Environmental, Social and Governance Ratings (ESG) Batter States, Choke Off Capital

State treasurers spoke out against the imposition of environmental, social and governance (ESG) scoring on public money in a June 8 press conference, with one official comparing it to the social justice-driven push for universal homeownership that helped trigger the Great Recession.

“I would be very concerned about investing in green energy right now,” said Utah State Treasurer Marlo Oaks, in response to a question from The Epoch Times.

He did not rule out the possibility of an ESG bubble similar to the housing one that burst during the late 2000s—an event that drove the nation’s worst economic downturn since the Great Depression.

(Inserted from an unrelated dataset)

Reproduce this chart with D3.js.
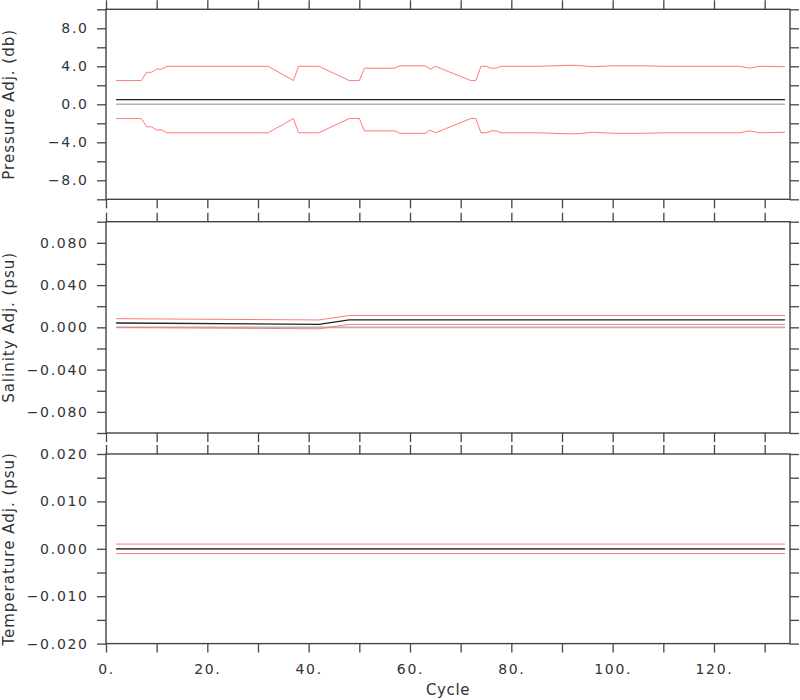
<!DOCTYPE html>
<html><head><meta charset="utf-8">
<script src="https://cdn.jsdelivr.net/npm/d3@7"></script>
<style>
html,body{margin:0;padding:0;background:#fff;}
svg text{font-family:"DejaVu Sans",sans-serif;fill:#333;}
</style></head>
<body>
<svg id="chart" width="800" height="700"></svg>
<script>
// ---- data ----
const pCycles = [2,7,8,9,10,11,12,32,37,38,42,48,50,51,57,58,63,64,65,72,73,74,75,76,77,78,85,91,93,96,100,106,110,120,125,127,129,134];
const pAdj    = [0.5,0.5,0.5,0.5,0.5,0.5,0.5,0.5,0.5,0.5,0.5,0.5,0.5,0.5,0.5,0.5,0.5,0.5,0.5,0.5,0.5,0.5,0.5,0.5,0.5,0.5,0.5,0.5,0.5,0.5,0.5,0.5,0.5,0.5,0.5,0.5,0.5,0.5];
const pErr    = [2.0,2.0,2.87,2.87,3.2,3.2,3.5,3.5,2.0,3.5,3.5,2.0,2.0,3.3,3.3,3.55,3.55,3.2,3.5,2.0,2.0,3.5,3.5,3.3,3.3,3.5,3.5,3.6,3.6,3.45,3.55,3.55,3.5,3.5,3.5,3.3,3.5,3.45];

const sCycles = [2,42,48,134];
const sAdj    = [0.0041,0.0028,0.0070,0.0070];
const sErr    = [0.0041,0.0042,0.0042,0.0042];

const tCycles = [2,134];
const tAdj    = [0.0,0.0];
const tErr    = [0.001,0.001];

const xTicks = [0,10,20,30,40,50,60,70,80,90,100,110,120,130];
const xLabels = [0,20,40,60,80,100,120];

const panels = [
  {title:"Pressure Adj. (db)", cycles:pCycles, adj:pAdj, err:pErr,
   domain:[-10,10], range:[199.3,9.3], minor:[-10,-8,-6,-4,-2,0,2,4,6,8,10], major:[-8,-4,0,4,8], fmt:".1f"},
  {title:"Salinity Adj. (psu)", cycles:sCycles, adj:sAdj, err:sErr,
   domain:[-0.1,0.1], range:[433,221.7], minor:[-0.1,-0.08,-0.06,-0.04,-0.02,0,0.02,0.04,0.06,0.08,0.1], major:[-0.08,-0.04,0,0.04,0.08], fmt:".3f"},
  {title:"Temperature Adj. (psu)", cycles:tCycles, adj:tAdj, err:tErr,
   domain:[-0.02,0.02], range:[643.6,454], minor:[-0.02,-0.015,-0.01,-0.005,0,0.005,0.01,0.015,0.02], major:[-0.02,-0.01,0,0.01,0.02], fmt:".3f"}
];

// ---- drawing ----
const svg = d3.select("#chart");
const x = d3.scaleLinear().domain([0,135]).range([106,790]);
const TL = 9;
const axisColor = "#444";

panels.forEach((p,i) => {
  const y = d3.scaleLinear().domain(p.domain).range(p.range);
  const g = svg.append("g");
  const f = d3.format(p.fmt);
  const isMajor = v => p.major.some(m => Math.abs(m - v) < 1e-9);

  // data lines
  const pts = p.cycles.map((c,k) => ({c, a:p.adj[k], e:p.err[k]}));
  const zero = [{c:p.cycles[0]},{c:p.cycles[p.cycles.length-1]}];
  g.append("path").datum(zero)
    .attr("d", d3.line().x(d=>x(d.c)).y(()=>y(0)))
    .attr("fill","none").attr("stroke","#b4b4b4").attr("stroke-width",1.6);
  g.append("path").datum(pts)
    .attr("d", d3.line().x(d=>x(d.c)).y(d=>y(d.a + d.e)))
    .attr("fill","none").attr("stroke","#ff7a7a").attr("stroke-width",1);
  g.append("path").datum(pts)
    .attr("d", d3.line().x(d=>x(d.c)).y(d=>y(d.a - d.e)))
    .attr("fill","none").attr("stroke","#ff7a7a").attr("stroke-width",1);
  g.append("path").datum(pts)
    .attr("d", d3.line().x(d=>x(d.c)).y(d=>y(d.a)))
    .attr("fill","none").attr("stroke","#222").attr("stroke-width",1.3);

  // axes
  const left = d3.axisLeft(y).tickValues(p.minor).tickSize(TL).tickPadding(10)
    .tickFormat(v => isMajor(v) ? f(v) : "");
  const right = d3.axisRight(y).tickValues(p.minor).tickSize(TL).tickFormat("");
  const top = d3.axisTop(x).tickValues(xTicks).tickSize(TL).tickFormat("");
  const bottom = d3.axisBottom(x).tickValues(xTicks).tickSize(TL).tickPadding(11)
    .tickFormat(v => (i === 2 && xLabels.includes(v)) ? v + "." : "");

  const gl = g.append("g").attr("transform",`translate(${x(0)},0)`).call(left);
  const gr = g.append("g").attr("transform",`translate(${x(135)},0)`).call(right);
  const gt = g.append("g").attr("transform",`translate(0,${p.range[1]})`).call(top);
  const gb = g.append("g").attr("transform",`translate(0,${p.range[0]})`).call(bottom);
  [gl,gr,gt,gb].forEach(a => {
    a.select(".domain").remove();
    a.selectAll("line").attr("stroke",axisColor).attr("stroke-width",1.3);
    a.selectAll("text")
      .style("font-size","14px").style("letter-spacing","1.7px")
      .style("fill","#333").style("font-family","DejaVu Sans");
  });
  gl.selectAll("text").attr("dx","1.7px");

  // frame
  g.append("rect").attr("x",x(0)).attr("y",p.range[1])
    .attr("width",x(135)-x(0)).attr("height",p.range[0]-p.range[1])
    .attr("fill","none").attr("stroke",axisColor).attr("stroke-width",1.4);

  // y title
  const cy = (p.range[0]+p.range[1])/2;
  svg.append("text").attr("transform",`translate(14,${cy}) rotate(-90)`)
    .attr("text-anchor","middle")
    .style("font-size","15px").style("letter-spacing","1px")
    .text(p.title);
});

svg.append("text").attr("x",448).attr("y",695).attr("text-anchor","middle")
  .style("font-size","15px").style("letter-spacing","0.6px").text("Cycle");
</script>
</body></html>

That bubble was inflated in part by two government-sponsored enterprises, Fannie Mae and Freddie Mac.

Beginning in earnest with the Clinton administration’s 1995 National Homeownership Strategy, which committed to “expanding creative financing” for home buyers, the firms continually reduced the requirements for loans.

By 2006, fully 43 percent of first-time home buyers put down no deposit, according to a study from the National Association of Realtors.

In contrast to the “invisible hand”—Adam Smith’s metaphor for the operation of the free market—Oaks sees ESG as an “invisible fist.”

Oaks was one signatory to an April 21 letter from Utah’s governor, senators, congressional representatives and other public officials in response to S&P Global’s issuance of ESG ratings for US states and territories.

“Considering recent global events, the current economic situation in the United States, and the unreliability and inherently political nature of ESG factors in investment decisions, we view this newfound focus on ESG as politicizing the ratings process.

“It is deeply counterproductive, misleading, potentially damaging to the entities being rated, and possibly illegal,” Oaks and his colleagues argued in that letter.

Idaho officials sent a similar letter to S&P Global on May 18. They echoed the Utah letter’s concerns with the firm’s scoring of American energy companies relative to some of their foreign counterparts.